You practically felt the ‘winds,’ as if Salonen were waving his conductor’s baton over a field of wind-swept wheat, with parallel chromatic/harmonic changes registered between strings and horns.  The music swung between a farandole-like figure in the horns and ethereal but arresting foreground lines in the winds and strings.  The third movement (“Dance”) seemed to evolve these motives rhythmically and metrically with horns variously competing and underscoring other orchestral textures, some of which only faintly registered while others resounded with near ferocity.     

There were textural (and certainly percussive) parallels between the Salonen and the single-movement Amériques of Edgard Varèse, but the works could otherwise have hardly been more different.  Where Salonen’s work builds a kind of machinery of dance, Varèse builds what can legitimately be called a soundscape, a prototype for music (including electronica, film scores and ‘sound art’) being composed today.  The score (there we go—no?) begins almost insinuatingly—a quiet line that might be nothing more than a meditation.  (It is, for all its crashing dissonances, a meditative work.)  But it moves efficiently forward, in crescendoing, ascending lines in trumpets and percussion, before settling again in the flutes and woodwinds.   

We were primed for what began to crescendo physically around us in the hall (in a sense delivering the impact we felt missing from the Herrmann suite from the Alfred Hitchcock film, Psycho, that opened the evening’s program).  It would have been one thing to construct a film or video for the two-dimensional screen; but what the video artist, Refik Anadol, essayed here was a visual interpretation of the architecture of the music onto the architecture of Disney Hall itself.  This was not a literal three-dimensional mapping of the score; and the effects here were variably two- and three-dimensional; but they did succeed in paralleling, to some extent magnifying it, enveloping the audience in this echt-urban soundscape.  The video passes (with the score) through swirls and eruptions of motes, molecule-like chains, fibres, sand or snow into fluorescing grid-like formations, in turn giving way to prismatic geometries, evolving and devolving like chambered shells and coral reefs.  In certain passages, it made me think of some of the imploding urban blocks in Christopher Nolan’s 2010 film, Inception.  The machinery and mechanicals gradually morphed back into the comets and shooting stars with which it began.  Throughout, there were sly references to the physical production of the music itself (e.g., the conductor’s silhouetted moving figure). 
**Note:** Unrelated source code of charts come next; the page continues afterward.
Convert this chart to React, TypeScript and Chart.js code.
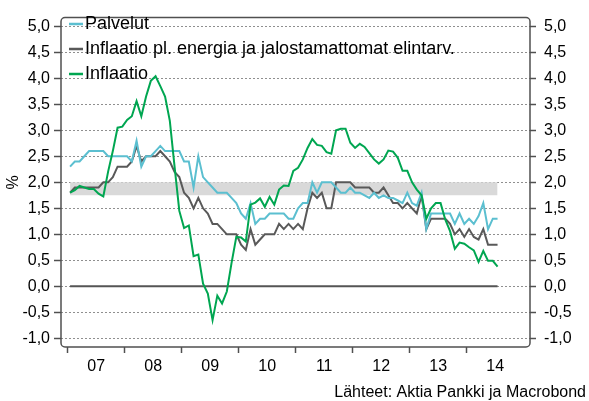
import React, { useEffect, useRef } from 'react';
import { Chart, registerables } from 'chart.js';

Chart.register(...registerables);

// ---- data (monthly, Jan 2007 .. Jul 2014) ----
const yearLabels = ['07', '08', '09', '10', '11', '12', '13', '14'];

const palvelut = [
  2.3, 2.4, 2.4, 2.5, 2.6, 2.6, 2.6, 2.6, 2.5, 2.5,
  2.5, 2.5, 2.5, 2.4, 2.8, 2.3, 2.5, 2.5, 2.6, 2.7,
  2.6, 2.6, 2.6, 2.6, 2.4, 2.4, 1.9, 2.5, 2.1, 2.0,
  1.9, 1.8, 1.8, 1.8, 1.7, 1.6, 1.4, 1.3, 1.6, 1.2,
  1.3, 1.3, 1.4, 1.4, 1.4, 1.4, 1.3, 1.3, 1.5, 1.6,
  1.6, 2.0, 1.8, 2.0, 2.0, 2.0, 1.9, 1.8, 1.8, 1.9,
  1.8, 1.8, 1.75, 1.7, 1.8, 1.7, 1.75, 1.7, 1.7, 1.65,
  1.6, 1.8, 1.6, 1.55, 1.8, 1.1, 1.4, 1.4, 1.4, 1.4,
  1.4, 1.2, 1.4, 1.2, 1.3, 1.2, 1.35, 1.6, 1.1, 1.3, 1.3,
];

const pohjaInflaatio = [
  1.8, 1.9, 1.9, 1.9, 1.9, 1.9, 1.9, 2.0, 2.0, 2.1,
  2.3, 2.3, 2.3, 2.4, 2.7, 2.4, 2.5, 2.5, 2.5, 2.6,
  2.5, 2.4, 2.2, 2.1, 1.8, 1.7, 1.5, 1.7, 1.5, 1.4,
  1.2, 1.2, 1.1, 1.0, 1.0, 1.0, 0.8, 0.7, 1.1, 0.8,
  0.9, 1.0, 1.0, 1.0, 1.2, 1.1, 1.2, 1.1, 1.2, 1.1,
  1.5, 1.8, 1.7, 1.8, 1.5, 1.5, 2.0, 2.0, 2.0, 2.0,
  1.9, 1.9, 1.9, 1.9, 1.8, 1.8, 1.9, 1.75, 1.6, 1.6,
  1.5, 1.6, 1.5, 1.4, 1.75, 1.1, 1.3, 1.3, 1.3, 1.3,
  1.2, 1.0, 1.1, 0.95, 1.1, 0.95, 0.9, 1.1, 0.8, 0.8, 0.8,
];

const inflaatio = [
  1.8, 1.85, 1.93, 1.9, 1.87, 1.87, 1.78, 1.73, 2.2, 2.6,
  3.05, 3.07, 3.2, 3.27, 3.56, 3.27, 3.65, 3.95, 4.04, 3.85,
  3.65, 3.18, 2.3, 1.45, 1.12, 1.17, 0.58, 0.61, 0.05, -0.14,
  -0.65, -0.18, -0.33, -0.1, 0.45, 0.95, 0.94, 0.86, 1.57, 1.61,
  1.69, 1.53, 1.72, 1.57, 1.86, 1.94, 1.93, 2.22, 2.28, 2.44,
  2.66, 2.83, 2.72, 2.7, 2.58, 2.55, 3.0, 3.03, 3.03, 2.76,
  2.66, 2.74, 2.68, 2.56, 2.44, 2.36, 2.44, 2.61, 2.59, 2.47,
  2.22, 2.22, 2.0, 1.86, 1.75, 1.3, 1.5, 1.6, 1.6, 1.28,
  1.06, 0.72, 0.84, 0.82, 0.75, 0.69, 0.47, 0.68, 0.49, 0.49, 0.38,
];

const targetBandLow = 1.75;
const targetBandHigh = 2.0;
const yTickValues = [-1, -0.5, 0, 0.5, 1, 1.5, 2, 2.5, 3, 3.5, 4, 4.5, 5];

const seriesNames = ['Palvelut', 'Inflaatio pl. energia ja jalostamattomat elintarv.', 'Inflaatio'];
const seriesColors = ['#5BBFD0', '#595959', '#00A651'];
const sourceText = 'Lähteet: Aktia Pankki ja Macrobond';

const FONT = "'Liberation Sans', Arial, Helvetica, sans-serif";

const toPoints = (arr: number[]) => arr.map((y, i) => ({ x: i + 0.5, y }));
const fmt = (v: number) => Number(v).toFixed(1).replace('.', ',');

export default function App() {
  const ref = useRef<HTMLCanvasElement | null>(null);

  useEffect(() => {
    const canvas = ref.current;
    if (!canvas) return;
    const nMonths = inflaatio.length;
    const xStart = 0.5;
    const xEnd = nMonths - 0.5;

    const xTickValues: number[] = [];
    yearLabels.forEach((_, k) => {
      xTickValues.push(k * 12);
      xTickValues.push(k * 12 + 6);
    });

    const decor = {
      id: 'decor',
      afterDatasetsDraw(chart: any) {
        const { ctx, chartArea: a } = chart;
        ctx.save();
        // frame
        ctx.strokeStyle = '#505050';
        ctx.lineWidth = 1.5;
        ctx.beginPath();
        if (ctx.roundRect) ctx.roundRect(a.left, a.top, a.right - a.left, a.bottom - a.top, 4);
        else ctx.rect(a.left, a.top, a.right - a.left, a.bottom - a.top);
        ctx.stroke();
        // legend
        const rowsY = [24, 49, 74];
        ctx.font = `18px ${FONT}`;
        ctx.textBaseline = 'middle';
        ctx.textAlign = 'left';
        seriesNames.forEach((name, k) => {
          const y = rowsY[k];
          ctx.strokeStyle = seriesColors[k];
          ctx.lineWidth = 2.5;
          ctx.beginPath();
          ctx.moveTo(a.left + 8, y);
          ctx.lineTo(a.left + 22, y);
          ctx.stroke();
          ctx.fillStyle = '#000';
          ctx.fillText(name, a.left + 24, y + 0.5);
        });
        ctx.restore();
      },
      afterDraw(chart: any) {
        const { ctx, chartArea: a } = chart;
        ctx.save();
        ctx.fillStyle = '#000';
        ctx.font = `16px ${FONT}`;
        ctx.textAlign = 'center';
        ctx.textBaseline = 'middle';
        ctx.translate(14, (a.top + a.bottom) / 2);
        ctx.rotate(-Math.PI / 2);
        ctx.fillText('%', 0, 0);
        ctx.restore();

        ctx.save();
        ctx.fillStyle = '#000';
        ctx.font = `16px ${FONT}`;
        ctx.textAlign = 'right';
        ctx.textBaseline = 'alphabetic';
        ctx.fillText(sourceText, 586, 396.5);
        ctx.restore();
      },
    };

    const yTicksBuild = (s: any) => {
      s.ticks = yTickValues.map((v) => ({ value: v }));
    };

    const chart = new Chart(canvas, {
      type: 'line',
      data: {
        datasets: [
          {
            label: 'band',
            data: [
              { x: xStart, y: targetBandHigh },
              { x: xEnd, y: targetBandHigh },
            ],
            borderWidth: 0,
            borderColor: 'rgba(0,0,0,0)',
            backgroundColor: '#d9d9d9',
            fill: { value: targetBandLow },
            pointRadius: 0,
            order: 5,
          },
          {
            label: 'zero',
            data: [
              { x: xStart, y: 0 },
              { x: xEnd, y: 0 },
            ],
            borderColor: '#555555',
            borderWidth: 2,
            pointRadius: 0,
            fill: false,
            order: 4,
          },
          {
            label: seriesNames[1],
            data: toPoints(pohjaInflaatio),
            borderColor: seriesColors[1],
            borderWidth: 2,
            pointRadius: 0,
            fill: false,
            tension: 0,
            order: 3,
          },
          {
            label: seriesNames[0],
            data: toPoints(palvelut),
            borderColor: seriesColors[0],
            borderWidth: 2,
            pointRadius: 0,
            fill: false,
            tension: 0,
            order: 2,
          },
          {
            label: seriesNames[2],
            data: toPoints(inflaatio),
            borderColor: seriesColors[2],
            borderWidth: 2,
            pointRadius: 0,
            fill: false,
            tension: 0,
            order: 1,
          },
        ],
      },
      options: {
        responsive: false,
        animation: false,
        devicePixelRatio: 1,
        layout: { padding: { top: 6, left: 0, right: 0, bottom: 0 } },
        plugins: {
          legend: { display: false },
          tooltip: { enabled: false },
        },
        scales: {
          x: {
            type: 'linear',
            min: -1.41,
            max: 97.33,
            afterBuildTicks: (s: any) => {
              s.ticks = xTickValues.map((v) => ({ value: v }));
            },
            afterFit: (s: any) => {
              s.height = 54;
            },
            grid: {
              drawOnChartArea: false,
              drawTicks: true,
              tickLength: 6,
              tickWidth: 1.5,
              tickColor: (c: any) =>
                c.tick && Math.round(c.tick.value) % 12 === 0 ? '#505050' : 'rgba(0,0,0,0)',
            },
            border: { display: false },
            ticks: {
              autoSkip: false,
              maxRotation: 0,
              minRotation: 0,
              padding: 4,
              color: '#000',
              font: { size: 16, family: FONT },
              callback: (v: any) => {
                const n = Math.round(Number(v));
                return n % 12 === 6 ? yearLabels[(n - 6) / 12] : '';
              },
            },
          },
          y: {
            position: 'left',
            min: -1.167,
            max: 5.167,
            afterBuildTicks: yTicksBuild,
            afterFit: (s: any) => {
              s.width = 61;
            },
            grid: {
              color: '#8f8f8f',
              lineWidth: 1,
              drawTicks: true,
              tickLength: 7,
              tickWidth: 1.5,
              tickColor: '#505050',
              tickBorderDash: [],
            },
            border: { display: false, dash: [2, 2] },
            ticks: {
              padding: 4,
              color: '#000',
              font: { size: 16, family: FONT },
              callback: (v: any) => fmt(v),
            },
          },
          y2: {
            position: 'right',
            min: -1.167,
            max: 5.167,
            afterBuildTicks: yTicksBuild,
            afterFit: (s: any) => {
              s.width = 59;
            },
            grid: {
              drawOnChartArea: false,
              drawTicks: true,
              tickLength: 6,
              tickWidth: 1.5,
              tickColor: '#505050',
            },
            border: { display: false },
            ticks: {
              padding: 8,
              color: '#000',
              font: { size: 16, family: FONT },
              callback: (v: any) => fmt(v),
            },
          },
        },
      } as any,
      plugins: [decor],
    });

    return () => chart.destroy();
  }, []);

  return (
    <div style={{ position: 'absolute', left: 0, top: 0, width: 589, height: 401, background: '#fff' }}>
      <canvas ref={ref} width={589} height={401} style={{ display: 'block', width: 589, height: 401 }} />
    </div>
  );
}
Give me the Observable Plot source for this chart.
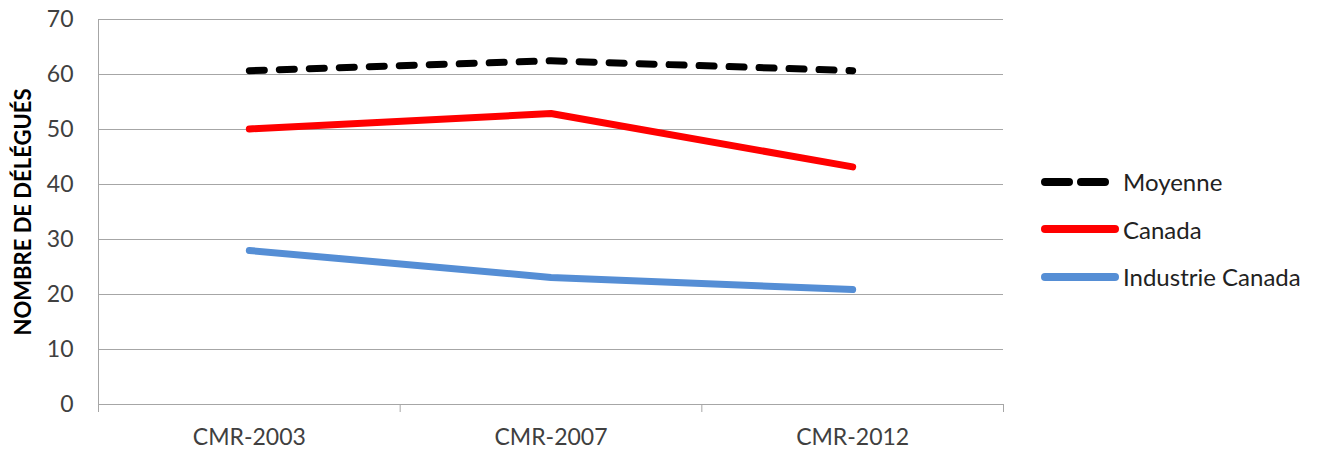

Psycho-JanetLeigh-eyeIt can be argued whether or not these elements—Anadol’s exploding and imploding blocks–adequately served the ‘blocks’ of the Varèse score, which tumble and pour at us episodically with spare (if any) musical development or elaboration.  (There are ‘bits’ here reminiscent of everything from Stravinsky’s Rite of Spring to Bruckner to Gershwin and jazz and sirens and jackhammers.)  But as ‘music drama’—sheer sight-and-sound spectacle—I thought it remarkably effective.  What was most telling was the contrast with the music that began the program.  The score for Psycho is one of the most superb Bernard Herrmann ever wrote; and was superbly played by the Philharmonic’s strings on this particular evening.  Even so, you felt its impact diminished by the film’s absence.  That was part of the essence of its collaborative genius (and contrary to the ridiculous program notes, Psycho—shot for shot one of the greatest pictures ever made—would never have been “relegated to footnote status”):  Hitchcock and Herrmann each ‘signed’ the other’s work.